Find the lines holding "LaTeX" and copy them.

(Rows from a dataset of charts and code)
· · · ·
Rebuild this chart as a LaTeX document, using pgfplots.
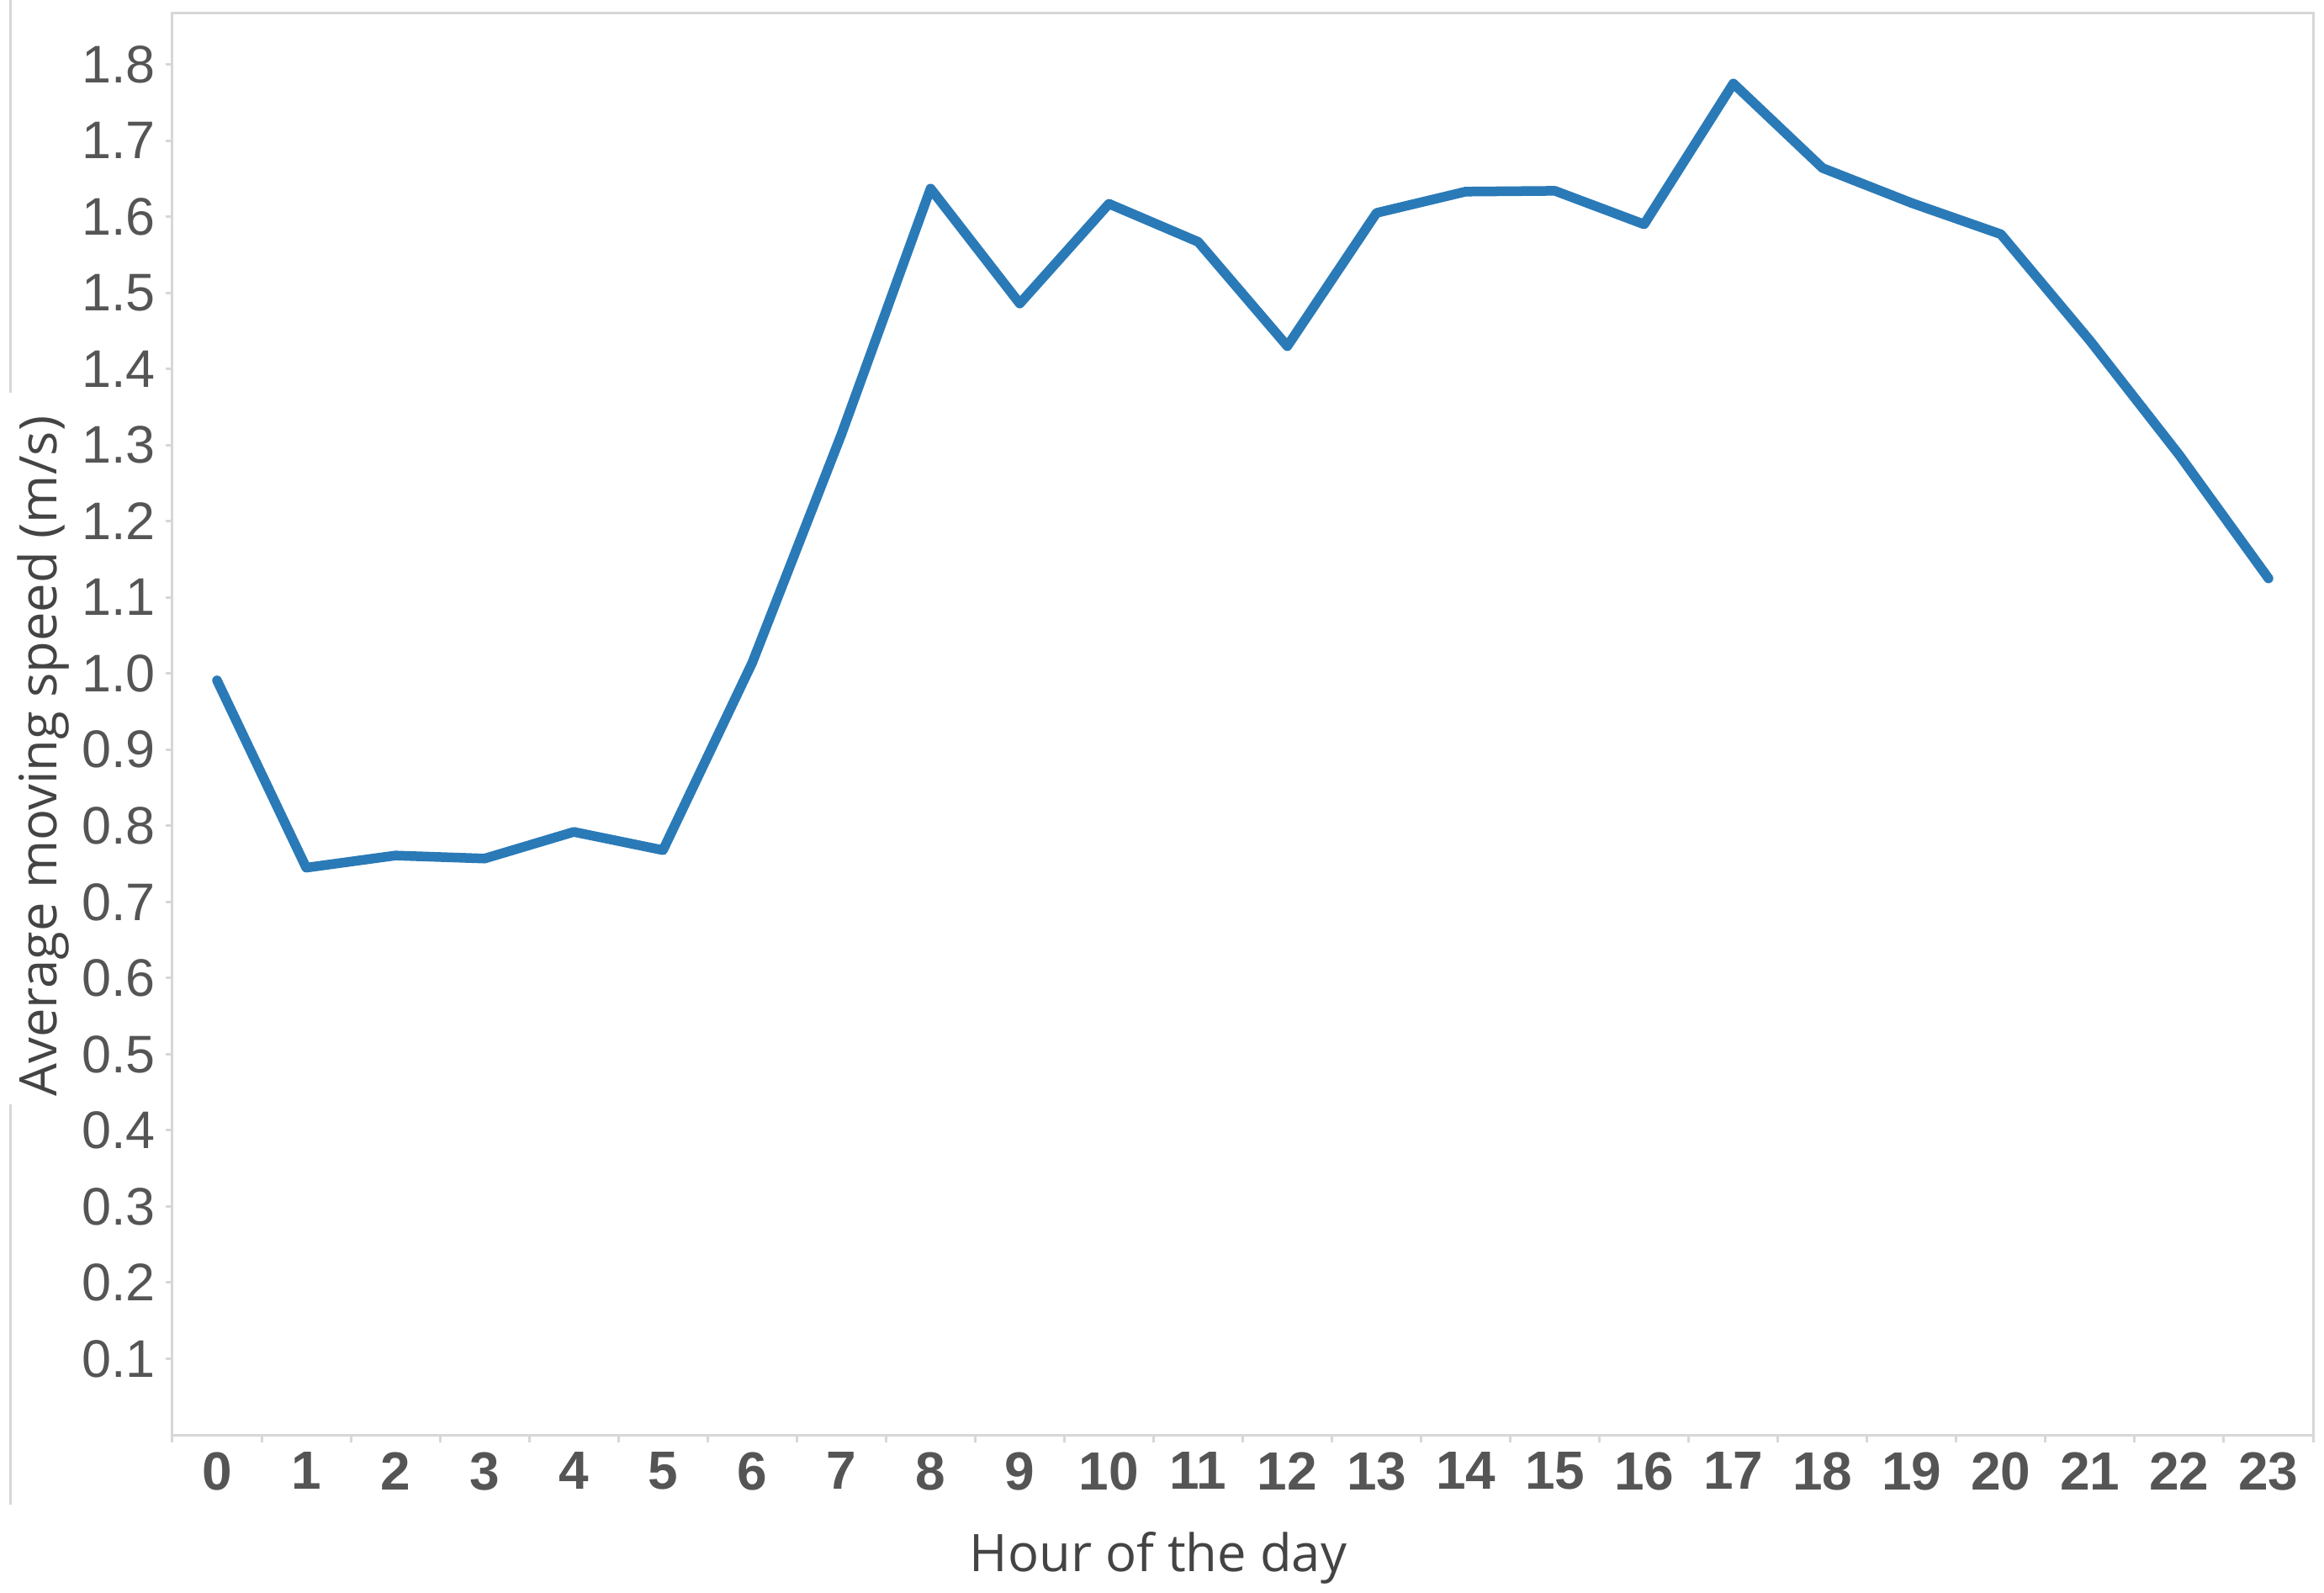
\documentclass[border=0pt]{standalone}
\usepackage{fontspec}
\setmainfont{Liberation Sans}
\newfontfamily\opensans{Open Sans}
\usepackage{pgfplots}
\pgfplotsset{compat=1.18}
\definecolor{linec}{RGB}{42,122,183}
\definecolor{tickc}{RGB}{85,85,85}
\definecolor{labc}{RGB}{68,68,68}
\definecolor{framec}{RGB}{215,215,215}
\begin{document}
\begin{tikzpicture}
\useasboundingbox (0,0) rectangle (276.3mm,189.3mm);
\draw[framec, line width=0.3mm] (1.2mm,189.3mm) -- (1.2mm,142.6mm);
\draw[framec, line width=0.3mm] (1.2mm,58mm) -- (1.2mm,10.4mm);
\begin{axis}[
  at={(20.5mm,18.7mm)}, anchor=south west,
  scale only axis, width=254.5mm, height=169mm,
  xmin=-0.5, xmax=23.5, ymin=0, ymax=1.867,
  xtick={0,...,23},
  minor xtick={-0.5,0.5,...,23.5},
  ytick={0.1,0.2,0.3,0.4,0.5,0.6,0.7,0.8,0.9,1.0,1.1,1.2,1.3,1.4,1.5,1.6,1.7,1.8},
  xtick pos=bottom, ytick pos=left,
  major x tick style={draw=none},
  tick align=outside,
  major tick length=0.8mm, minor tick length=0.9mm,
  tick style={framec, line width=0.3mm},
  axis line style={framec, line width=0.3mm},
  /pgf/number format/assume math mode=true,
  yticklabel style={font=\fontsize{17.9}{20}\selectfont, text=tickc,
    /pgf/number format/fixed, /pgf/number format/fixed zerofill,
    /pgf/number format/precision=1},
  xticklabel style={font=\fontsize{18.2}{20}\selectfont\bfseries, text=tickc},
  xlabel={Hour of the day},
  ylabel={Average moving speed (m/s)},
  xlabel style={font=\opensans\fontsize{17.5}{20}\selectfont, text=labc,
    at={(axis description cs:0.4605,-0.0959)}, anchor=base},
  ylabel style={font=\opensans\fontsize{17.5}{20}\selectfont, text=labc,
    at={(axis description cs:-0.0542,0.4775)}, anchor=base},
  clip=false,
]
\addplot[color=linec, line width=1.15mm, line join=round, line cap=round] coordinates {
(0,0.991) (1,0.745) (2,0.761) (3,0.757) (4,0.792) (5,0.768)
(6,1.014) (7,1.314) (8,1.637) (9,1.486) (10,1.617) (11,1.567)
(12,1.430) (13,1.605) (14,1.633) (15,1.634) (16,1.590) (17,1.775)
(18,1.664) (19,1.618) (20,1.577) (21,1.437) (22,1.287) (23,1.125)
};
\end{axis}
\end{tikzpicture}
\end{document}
· · · ·
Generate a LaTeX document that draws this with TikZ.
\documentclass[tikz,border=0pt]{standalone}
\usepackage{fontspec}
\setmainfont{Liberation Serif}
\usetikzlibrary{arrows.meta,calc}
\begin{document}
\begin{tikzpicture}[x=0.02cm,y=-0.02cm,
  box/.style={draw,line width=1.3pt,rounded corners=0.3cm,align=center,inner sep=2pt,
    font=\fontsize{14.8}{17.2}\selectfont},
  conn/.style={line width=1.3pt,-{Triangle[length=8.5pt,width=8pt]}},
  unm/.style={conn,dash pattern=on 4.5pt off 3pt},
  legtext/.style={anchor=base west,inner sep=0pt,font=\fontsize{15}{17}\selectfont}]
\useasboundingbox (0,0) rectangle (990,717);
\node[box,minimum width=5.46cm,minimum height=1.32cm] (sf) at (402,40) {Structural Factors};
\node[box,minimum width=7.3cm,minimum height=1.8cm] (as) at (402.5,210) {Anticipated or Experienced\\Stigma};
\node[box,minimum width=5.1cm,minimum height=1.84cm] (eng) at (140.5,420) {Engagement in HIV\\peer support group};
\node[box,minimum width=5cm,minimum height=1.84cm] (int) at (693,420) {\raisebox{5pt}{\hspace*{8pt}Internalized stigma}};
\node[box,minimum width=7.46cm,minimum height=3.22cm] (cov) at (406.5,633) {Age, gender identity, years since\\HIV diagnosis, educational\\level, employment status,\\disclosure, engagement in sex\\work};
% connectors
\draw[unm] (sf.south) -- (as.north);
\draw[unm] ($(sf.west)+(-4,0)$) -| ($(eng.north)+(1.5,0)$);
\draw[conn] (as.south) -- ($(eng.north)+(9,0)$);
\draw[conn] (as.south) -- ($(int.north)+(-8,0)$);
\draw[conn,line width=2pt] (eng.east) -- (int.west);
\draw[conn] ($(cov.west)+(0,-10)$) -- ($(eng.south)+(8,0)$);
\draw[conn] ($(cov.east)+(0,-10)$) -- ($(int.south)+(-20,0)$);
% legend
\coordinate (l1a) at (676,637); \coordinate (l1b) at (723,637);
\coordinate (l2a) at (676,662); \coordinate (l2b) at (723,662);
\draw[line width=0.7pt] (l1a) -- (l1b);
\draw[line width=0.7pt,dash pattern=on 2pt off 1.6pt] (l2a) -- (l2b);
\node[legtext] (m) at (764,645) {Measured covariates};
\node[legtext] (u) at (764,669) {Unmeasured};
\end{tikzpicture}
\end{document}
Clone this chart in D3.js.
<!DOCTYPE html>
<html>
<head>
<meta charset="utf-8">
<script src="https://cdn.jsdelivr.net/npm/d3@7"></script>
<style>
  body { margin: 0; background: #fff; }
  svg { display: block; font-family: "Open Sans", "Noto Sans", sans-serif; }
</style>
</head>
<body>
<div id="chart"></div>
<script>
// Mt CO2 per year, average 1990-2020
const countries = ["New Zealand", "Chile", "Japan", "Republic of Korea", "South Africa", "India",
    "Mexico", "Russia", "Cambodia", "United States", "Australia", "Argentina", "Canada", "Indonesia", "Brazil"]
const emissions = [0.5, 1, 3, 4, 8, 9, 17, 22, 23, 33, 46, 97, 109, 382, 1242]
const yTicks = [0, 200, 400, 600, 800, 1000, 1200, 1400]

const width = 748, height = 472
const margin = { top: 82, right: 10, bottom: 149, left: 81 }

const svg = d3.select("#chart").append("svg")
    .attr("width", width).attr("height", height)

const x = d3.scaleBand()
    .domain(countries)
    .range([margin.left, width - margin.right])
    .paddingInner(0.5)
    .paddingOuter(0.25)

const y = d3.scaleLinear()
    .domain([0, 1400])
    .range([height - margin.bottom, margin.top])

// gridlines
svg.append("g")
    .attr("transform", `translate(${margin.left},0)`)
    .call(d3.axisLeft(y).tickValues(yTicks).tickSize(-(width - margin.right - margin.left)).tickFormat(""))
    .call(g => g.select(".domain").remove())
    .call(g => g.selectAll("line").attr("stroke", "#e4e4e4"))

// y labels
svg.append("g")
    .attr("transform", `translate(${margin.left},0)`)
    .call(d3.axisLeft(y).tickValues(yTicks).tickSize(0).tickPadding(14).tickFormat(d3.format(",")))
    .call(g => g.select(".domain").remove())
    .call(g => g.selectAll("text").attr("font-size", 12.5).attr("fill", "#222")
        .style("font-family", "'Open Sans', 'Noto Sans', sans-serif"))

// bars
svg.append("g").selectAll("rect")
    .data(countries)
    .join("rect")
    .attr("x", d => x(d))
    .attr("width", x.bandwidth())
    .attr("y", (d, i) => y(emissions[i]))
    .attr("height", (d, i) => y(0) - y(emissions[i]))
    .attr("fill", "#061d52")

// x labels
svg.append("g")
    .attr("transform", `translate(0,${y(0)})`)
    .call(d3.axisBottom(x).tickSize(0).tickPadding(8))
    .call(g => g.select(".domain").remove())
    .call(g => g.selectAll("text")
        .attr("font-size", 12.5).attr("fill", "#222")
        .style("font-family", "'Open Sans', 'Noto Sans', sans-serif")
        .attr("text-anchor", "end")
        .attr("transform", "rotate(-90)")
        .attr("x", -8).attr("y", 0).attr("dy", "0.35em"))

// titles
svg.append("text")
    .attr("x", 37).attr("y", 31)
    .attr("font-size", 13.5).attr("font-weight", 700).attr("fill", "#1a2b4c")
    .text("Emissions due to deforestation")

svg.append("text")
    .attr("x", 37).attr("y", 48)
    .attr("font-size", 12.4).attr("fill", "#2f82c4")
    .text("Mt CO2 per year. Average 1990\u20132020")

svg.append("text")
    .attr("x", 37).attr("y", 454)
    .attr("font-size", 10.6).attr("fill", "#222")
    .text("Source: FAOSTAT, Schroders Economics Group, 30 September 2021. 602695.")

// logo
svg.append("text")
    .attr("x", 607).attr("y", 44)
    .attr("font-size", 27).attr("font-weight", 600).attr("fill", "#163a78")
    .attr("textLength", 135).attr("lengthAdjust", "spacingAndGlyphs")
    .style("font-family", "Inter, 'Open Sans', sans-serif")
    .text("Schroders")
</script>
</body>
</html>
· · · ·
Output.
Rebuild this chart as a LaTeX document, using pgfplots.
Generate a LaTeX document that draws this with TikZ.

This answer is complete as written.